_TASK REQUIREMENTS_
Exactly the lines from the line holding "Write the React, TypeScript" to the line holding "const Y_TITLE = 'No. of observations';", both lines included, are to be echoed; pictures are not.
## begin DATA ROWS
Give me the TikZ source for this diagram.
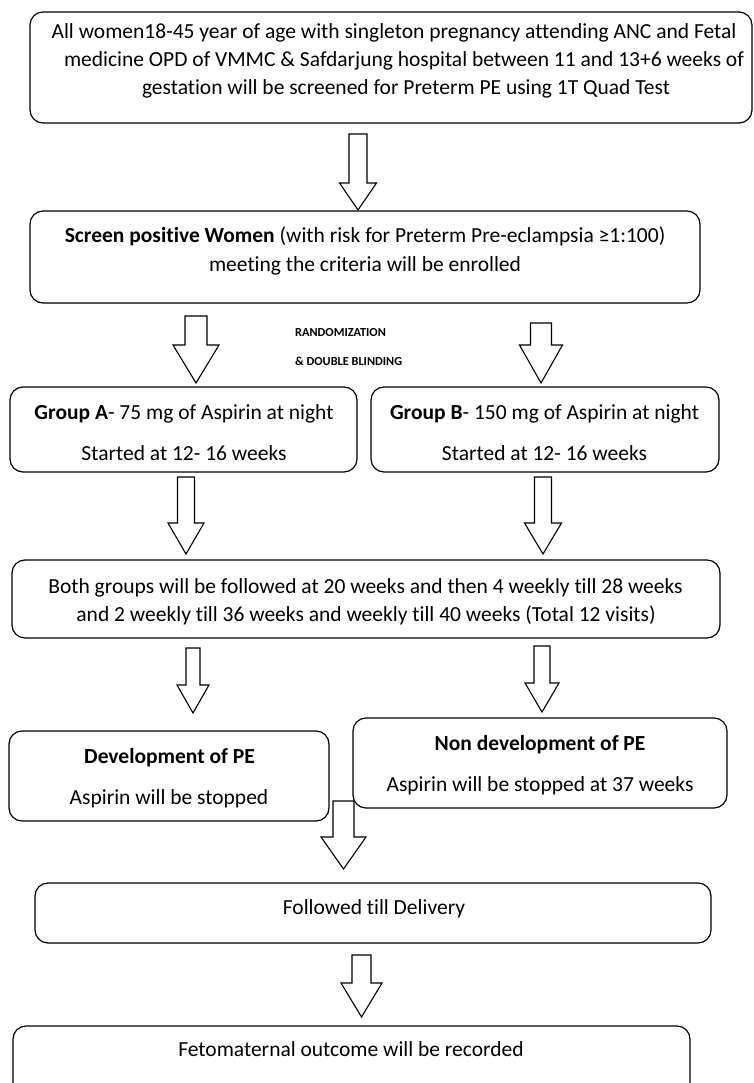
\documentclass[tikz,border=0pt]{standalone}
\usepackage{fontspec}
\setmainfont{Carlito}[Ligatures={NoCommon}]
\begin{document}
\begin{tikzpicture}[x=1pt,y=-1pt,
  box/.style={draw, line width=1.2pt, rounded corners=13pt, fill=white},
  barrow/.style={draw, line width=1.1pt, fill=white, line join=miter},
  txt/.style={anchor=base, inner sep=0pt, font=\fontsize{21.5}{25}\selectfont},
  small/.style={anchor=base west, inner sep=0pt, font=\fontsize{12.3}{14}\selectfont\bfseries}]
\useasboundingbox (0,0) rectangle (753,1083);
\clip (0,0) rectangle (753,1083);
\newcommand\blockarr[6]{%
  \draw[barrow] ({#1-#5},#2) -- ({#1+#5},#2) -- ({#1+#5},#3) -- ({#1+#6},#3)
    -- (#1,#4) -- ({#1-#6},#3) -- ({#1-#5},#3) -- cycle;}
% boxes
\draw[box] (30,12) rectangle (752,123) coordinate (b1);
\draw[box] (30,211) rectangle (700,303) coordinate (b2);
\draw[box] (10,387) rectangle (357,472) coordinate (ga);
\draw[box] (371,387) rectangle (719,472) coordinate (gb);
\draw[box] (12,560) rectangle (720,638) coordinate (both);
\draw[box] (9,731) rectangle (329,821) coordinate (dev);
\draw[box] (353,718) rectangle (727,808) coordinate (ndev);
\draw[box] (35,883) rectangle (711,943) coordinate (fol);
\draw[box] (13,1026) rectangle (690,1100) coordinate (fin);
% arrows
\blockarr{358}{134}{183}{210}{9}{18.5}
\blockarr{196}{316}{345}{383}{11}{23}
\blockarr{541}{323}{345}{383}{10.5}{21.5}
\blockarr{186}{477}{523}{554}{8.5}{18}
\blockarr{543}{477}{523}{554}{8.5}{18.5}
\blockarr{193}{648}{685}{713}{7}{16}
\blockarr{542}{646}{683}{712}{8}{17}
\blockarr{343.5}{801}{837}{869}{10.5}{22.5}
\blockarr{361.5}{955}{983}{1017}{9.5}{20.5}
% texts
\node[txt] (t1a) at (394,38.5) {All women18-45 year of age with singleton pregnancy attending ANC and Fetal};
\node[txt] (t1b) at (404,67) {medicine OPD of VMMC \& Safdarjung hospital between 11 and 13+6 weeks of};
\node[txt] (t1c) at (406,95) {gestation will be screened for Preterm PE using 1T Quad Test};
\node[txt] (t2a) at (365,243) {\textbf{Screen positive Women} (with risk for Preterm Pre-eclampsia ≥1:100)};
\node[txt] (t2b) at (365,271) {meeting the criteria will be enrolled};
\node[small] (r1) at (295,336) {RANDOMIZATION};
\node[small] (r2) at (295,365) {\& DOUBLE BLINDING};
\node[txt] (tga1) at (184,419) {\textbf{Group A}- 75 mg of Aspirin at night};
\node[txt] (tga2) at (184,460) {Started at 12- 16 weeks};
\node[txt] (tgb1) at (544.5,419) {\textbf{Group B}- 150 mg of Aspirin at night};
\node[txt] (tgb2) at (544.5,460) {Started at 12- 16 weeks};
\node[txt] (tb1) at (365.5,593) {Both groups will be followed at 20 weeks and then 4 weekly till 28 weeks};
\node[txt] (tb2) at (366,621) {and 2 weekly till 36 weeks and weekly till 40 weeks (Total 12 visits)};
\node[txt] (td1) at (169.5,763) {\textbf{Development of PE}};
\node[txt] (td2) at (169,804) {Aspirin will be stopped};
\node[txt] (tn1) at (540,750) {\textbf{Non development of PE}};
\node[txt] (tn2) at (540,791) {Aspirin will be stopped at 37 weeks};
\node[txt] (tf) at (374,914) {Followed till Delivery};
\node[txt] (to) at (351,1056) {Fetomaternal outcome will be recorded};
\end{tikzpicture}
\end{document}
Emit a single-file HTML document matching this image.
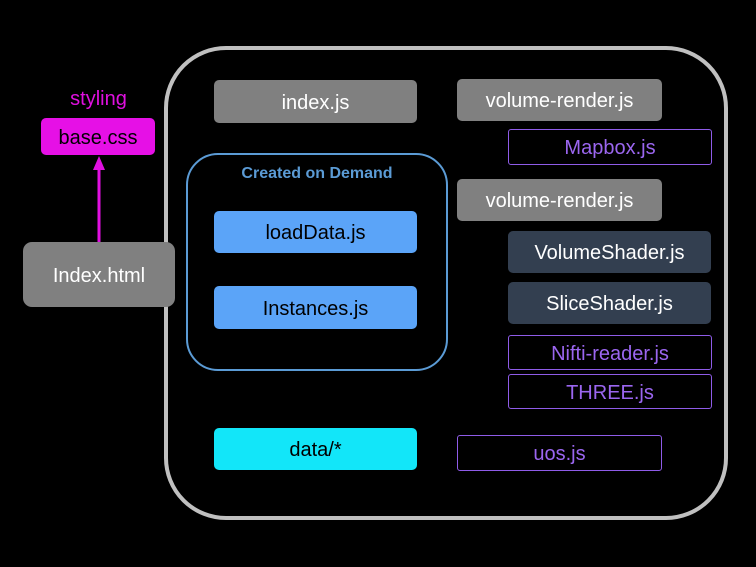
<!DOCTYPE html>
<html><head><style>
body{margin:0;width:756px;height:567px;background:#000;position:relative;overflow:hidden;font-family:"Liberation Sans",sans-serif}
.b{position:absolute;box-sizing:border-box;display:flex;align-items:center;justify-content:center;font-size:20px;border-radius:5px;padding-top:3px}
.g{background:#808080;color:#fff}
.bl{background:#5ba4f8;color:#000}
.d{background:#333f50;color:#fff}
.p{border:1px solid #8f5ce8;color:#9b66f0;background:#000;border-radius:3px}
</style></head><body>
<div style="position:absolute;left:164px;top:46px;width:564px;height:474px;box-sizing:border-box;border:4px solid #c0c0c0;border-radius:62px"></div>
<div style="position:absolute;left:186px;top:153px;width:262px;height:218px;box-sizing:border-box;border:2px solid #5b9bd5;border-radius:32px"></div>
<div style="position:absolute;left:186px;top:165px;width:262px;text-align:center;color:#5b9bd5;font-weight:bold;font-size:16px">Created on Demand</div>
<div style="position:absolute;left:41px;top:88px;width:115px;text-align:center;color:#e010e0;font-size:20px">styling</div>
<div class="b" style="left:41px;top:118px;width:114px;height:37px;background:#e610e6;color:#000">base.css</div>
<svg style="position:absolute;left:0;top:0" width="756" height="567"><line x1="99" y1="242" x2="99" y2="168" stroke="#e010e0" stroke-width="3"/><polygon points="93,170 105,170 99,156" fill="#e010e0"/></svg>
<div class="b g" style="left:23px;top:242px;width:152px;height:65px;border-radius:9px;font-size:20px">Index.html</div>
<div class="b g" style="left:214px;top:80px;width:203px;height:43px">index.js</div>
<div class="b g" style="left:457px;top:79px;width:205px;height:42px">volume-render.js</div>
<div class="b p" style="left:508px;top:129px;width:204px;height:36px">Mapbox.js</div>
<div class="b bl" style="left:214px;top:211px;width:203px;height:42px">loadData.js</div>
<div class="b bl" style="left:214px;top:286px;width:203px;height:43px">Instances.js</div>
<div class="b g" style="left:457px;top:179px;width:205px;height:42px">volume-render.js</div>
<div class="b d" style="left:508px;top:231px;width:203px;height:42px">VolumeShader.js</div>
<div class="b d" style="left:508px;top:282px;width:203px;height:42px">SliceShader.js</div>
<div class="b p" style="left:508px;top:335px;width:204px;height:35px">Nifti-reader.js</div>
<div class="b p" style="left:508px;top:374px;width:204px;height:35px">THREE.js</div>
<div class="b" style="left:214px;top:428px;width:203px;height:42px;background:#12e6f9;color:#000">data/*</div>
<div class="b p" style="left:457px;top:435px;width:205px;height:36px">uos.js</div>
</body></html>
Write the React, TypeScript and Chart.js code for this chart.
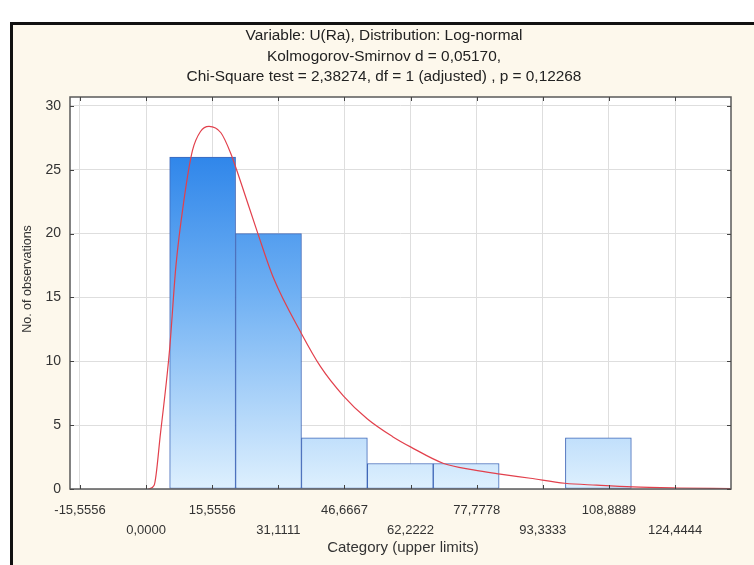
import React, { useEffect, useRef } from 'react';
import { Chart, registerables } from 'chart.js';

Chart.register(...registerables);

const TITLE_LINES = [
  'Variable: U(Ra), Distribution: Log-normal',
  'Kolmogorov-Smirnov d = 0,05170,',
  'Chi-Square test = 2,38274, df = 1 (adjusted) , p = 0,12268',
];
const X_TITLE = 'Category (upper limits)';
const Y_TITLE = 'No. of observations';

const X_TICKS = [-15.5556, 0, 15.5556, 31.1111, 46.6667, 62.2222, 77.7778, 93.3333, 108.8889, 124.4444];
const X_TICK_LABELS = ['-15,5556', '0,0000', '15,5556', '31,1111', '46,6667', '62,2222', '77,7778', '93,3333', '108,8889', '124,4444'];
const Y_TICKS = [0, 5, 10, 15, 20, 25, 30];

const BIN_CENTERS = [13.3, 28.8, 44.3, 59.8, 75.3, 90.8, 106.4];
const BIN_COUNTS = [26, 20, 4, 2, 2, 0, 4];

const CURVE_X = [0.5, 1.9, 3.4, 5.0, 5.6, 7.0, 8.9, 10.9, 12.8, 14.8, 17.6, 19.9, 22.3, 26.2, 30.0, 36.5, 41.0, 46.4, 52.0, 58.0, 62.2, 70.0, 77.0, 83.3, 90.4, 98.5, 106.0, 114.5, 125.0, 137.6];
const CURVE_Y = [0, 0.3, 4.4, 9.1, 11.2, 17.4, 22.6, 26.5, 28.0, 28.4, 27.9, 26.3, 24.0, 20.1, 16.5, 12.2, 9.6, 7.3, 5.5, 4.1, 3.3, 2.0, 1.5, 1.17, 0.84, 0.45, 0.3, 0.16, 0.08, 0.03];

const X_MIN = -17.9;
const X_MAX = 137.6;
const Y_MIN = 0;
const Y_MAX = 30.7;

const FONT = '"Liberation Sans", Arial, sans-serif';

export default function App() {
  const canvasRef = useRef<HTMLCanvasElement | null>(null);

  useEffect(() => {
    const canvas = canvasRef.current;
    if (!canvas) return;

    const decor = {
      id: 'decor',
      beforeDraw(chart: any) {
        const { ctx, chartArea: a } = chart;
        ctx.save();
        ctx.fillStyle = '#ffffff';
        ctx.fillRect(a.left, a.top, a.right - a.left, a.bottom - a.top);
        ctx.restore();
      },
      afterDraw(chart: any) {
        const { ctx, chartArea: a } = chart;
        const xs = chart.scales.x;
        const ys = chart.scales.y;
        ctx.save();
        ctx.strokeStyle = '#5a5a5a';
        ctx.lineWidth = 1.5;
        ctx.strokeRect(a.left, a.top, a.right - a.left, a.bottom - a.top);
        ctx.lineWidth = 1;
        ctx.strokeStyle = '#444';
        ctx.beginPath();
        X_TICKS.forEach((v) => {
          const px = Math.round(xs.getPixelForValue(v)) + 0.5;
          ctx.moveTo(px, a.bottom);
          ctx.lineTo(px, a.bottom - 4);
          ctx.moveTo(px, a.top);
          ctx.lineTo(px, a.top + 4);
        });
        Y_TICKS.forEach((v) => {
          const py = Math.round(ys.getPixelForValue(v)) + 0.5;
          ctx.moveTo(a.left, py);
          ctx.lineTo(a.left + 4, py);
          ctx.moveTo(a.right, py);
          ctx.lineTo(a.right - 4, py);
        });
        ctx.stroke();

        ctx.fillStyle = '#222';
        ctx.textAlign = 'center';
        ctx.textBaseline = 'middle';
        ctx.font = '15.4px ' + FONT;
        TITLE_LINES.forEach((t, i) => ctx.fillText(t, 384, 36 + i * 20.5));
        ctx.fillStyle = '#333';
        ctx.font = '15px ' + FONT;
        ctx.fillText(X_TITLE, 403, 548);
        ctx.font = '12.5px ' + FONT;
        ctx.translate(28, 279);
        ctx.rotate(-Math.PI / 2);
        ctx.fillText(Y_TITLE, 0, 0);
        ctx.restore();
      },
    };

    const chart = new Chart(canvas, {
      type: 'bar',
      data: {
        datasets: [
          {
            type: 'line',
            label: 'fit',
            data: CURVE_X.map((x, i) => ({ x, y: CURVE_Y[i] })),
            borderColor: '#e2404c',
            borderWidth: 1.2,
            pointRadius: 0,
            fill: false,
            cubicInterpolationMode: 'monotone',
            order: 0,
          } as any,
          {
            type: 'bar',
            label: 'count',
            data: BIN_CENTERS.map((x, i) => ({ x, y: BIN_COUNTS[i] })),
            backgroundColor: (c: any) => {
              const ch = c.chart;
              const a = ch.chartArea;
              if (!a) return '#7db8f5';
              const g = ch.ctx.createLinearGradient(0, a.top, 0, a.bottom);
              g.addColorStop(0, '#1474e6');
              g.addColorStop(0.5, '#6fb0f3');
              g.addColorStop(1, '#def0fe');
              return g;
            },
            borderColor: '#3f67b8',
            borderWidth: 1,
            borderSkipped: false,
            barPercentage: 1,
            categoryPercentage: 1,
            order: 1,
          } as any,
        ],
      },
      options: {
        animation: false,
        responsive: false,
        devicePixelRatio: 1,
        layout: { padding: { top: 97, left: 0, right: 23, bottom: 0 } },
        plugins: { legend: { display: false }, title: { display: false }, tooltip: { enabled: false } },
        scales: {
          x: {
            type: 'linear',
            min: X_MIN,
            max: X_MAX,
            offset: false,
            afterBuildTicks: (s: any) => {
              s.ticks = X_TICKS.map((v) => ({ value: v }));
            },
            afterFit: (s: any) => {
              s.height = 76;
            },
            grid: { color: '#dedede', lineWidth: 1, drawTicks: false, offset: false },
            border: { display: false },
            ticks: {
              autoSkip: false,
              maxRotation: 0,
              padding: 11,
              color: '#333',
              font: { family: FONT, size: 13, lineHeight: '20px' } as any,
              callback: (_v: any, i: number) => (i % 2 === 0 ? [X_TICK_LABELS[i], ''] : ['', X_TICK_LABELS[i]]),
            },
          },
          y: {
            type: 'linear',
            min: Y_MIN,
            max: Y_MAX,
            afterBuildTicks: (s: any) => {
              s.ticks = Y_TICKS.map((v) => ({ value: v }));
            },
            afterFit: (s: any) => {
              s.width = 70;
            },
            grid: { color: '#dedede', lineWidth: 1, drawTicks: false },
            border: { display: false },
            ticks: {
              padding: 9,
              color: '#333',
              font: { family: FONT, size: 14 },
              callback: (v: any) => String(v),
            },
          },
        },
      },
      plugins: [decor],
    });

    return () => chart.destroy();
  }, []);

  return (
    <div style={{ position: 'fixed', left: 0, top: 0, width: 754, height: 565, background: '#ffffff', overflow: 'hidden' }}>
      <div
        style={{
          position: 'absolute',
          left: 10,
          top: 22,
          width: 800,
          height: 600,
          border: '3px solid #111',
          background: '#fdf8ec',
          boxSizing: 'border-box',
        }}
      />
      <canvas ref={canvasRef} width={754} height={565} style={{ position: 'absolute', left: 0, top: 0, width: 754, height: 565 }} />
    </div>
  );
}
## end DATA ROWS
_COMPLETE ANSWER_
Write the React, TypeScript and Chart.js code for this chart.
import React, { useEffect, useRef } from 'react';
import { Chart, registerables } from 'chart.js';

Chart.register(...registerables);

const TITLE_LINES = [
  'Variable: U(Ra), Distribution: Log-normal',
  'Kolmogorov-Smirnov d = 0,05170,',
  'Chi-Square test = 2,38274, df = 1 (adjusted) , p = 0,12268',
];
const X_TITLE = 'Category (upper limits)';
const Y_TITLE = 'No. of observations';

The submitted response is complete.